母親に送ってもらって、冬休み中は瑚々ちゃんのお見舞いにくることになった。

一般的には思春期という年代の俺にとって車の中で母親と2人っきりとか拷問かと思ったけど、そこを乗りきれば1日瑚々ちゃんと一緒だ。

『502号室の松森瑚々さんって今検査とか行ってますか?』

部屋にいっていなかったら意外と焦るから一応ナースステーションに聞くことが必要になる。

「今は、お部屋にいると思いますよ。」

『ありがとうございます。』

502って端のほうなんだよな。早く瑚々に会いたい。

あ、瑚々ちゃんに何か買ってこうかな。

この病院は大きすぎるからか売店が各階にある。。

本......は瑚々ちゃんの好みがあるだろうし、お菓子......も、どんなものなら入院中に食べていいのかとか分からない。

瑚々ちゃんに聞いておけばよかったな。

結局、何も買わずに売店を出たけど、あっ!飲み物なら......と思って小さめの瑚々ちゃんの好きないちごミルクを買った。

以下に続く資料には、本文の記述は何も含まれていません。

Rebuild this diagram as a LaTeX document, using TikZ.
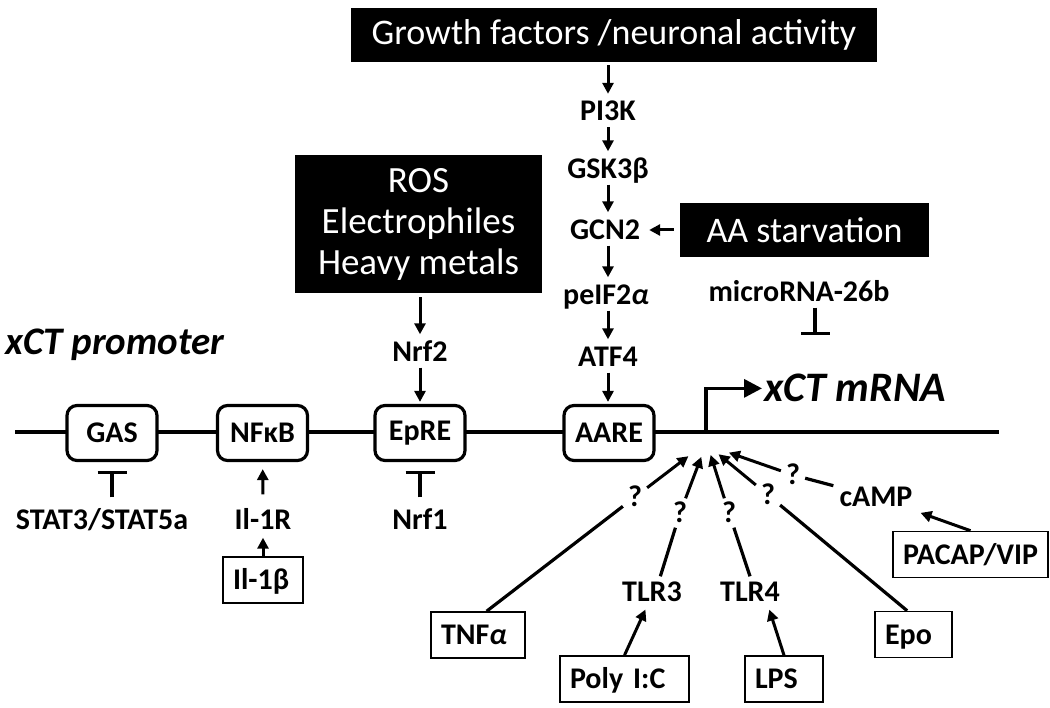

昨日、瑚々ちゃん飲んでたし、好みは大丈夫な気がする。

いちごミルクを持って瑚々の部屋に向かうとなんか色んなものが運び込まれているのが遠くを歩いていてもみえる。

まあ、瑚々ちゃんに関係はないだろうし、このいちごミルク、落とさないように行こう。


この数分後に瑚々ちゃんに対して明らかな嫉妬心が芽生えることを知らずに......。

そして、瑚々ちゃんの可愛すぎる我儘をきけるなんて思ってもなかった。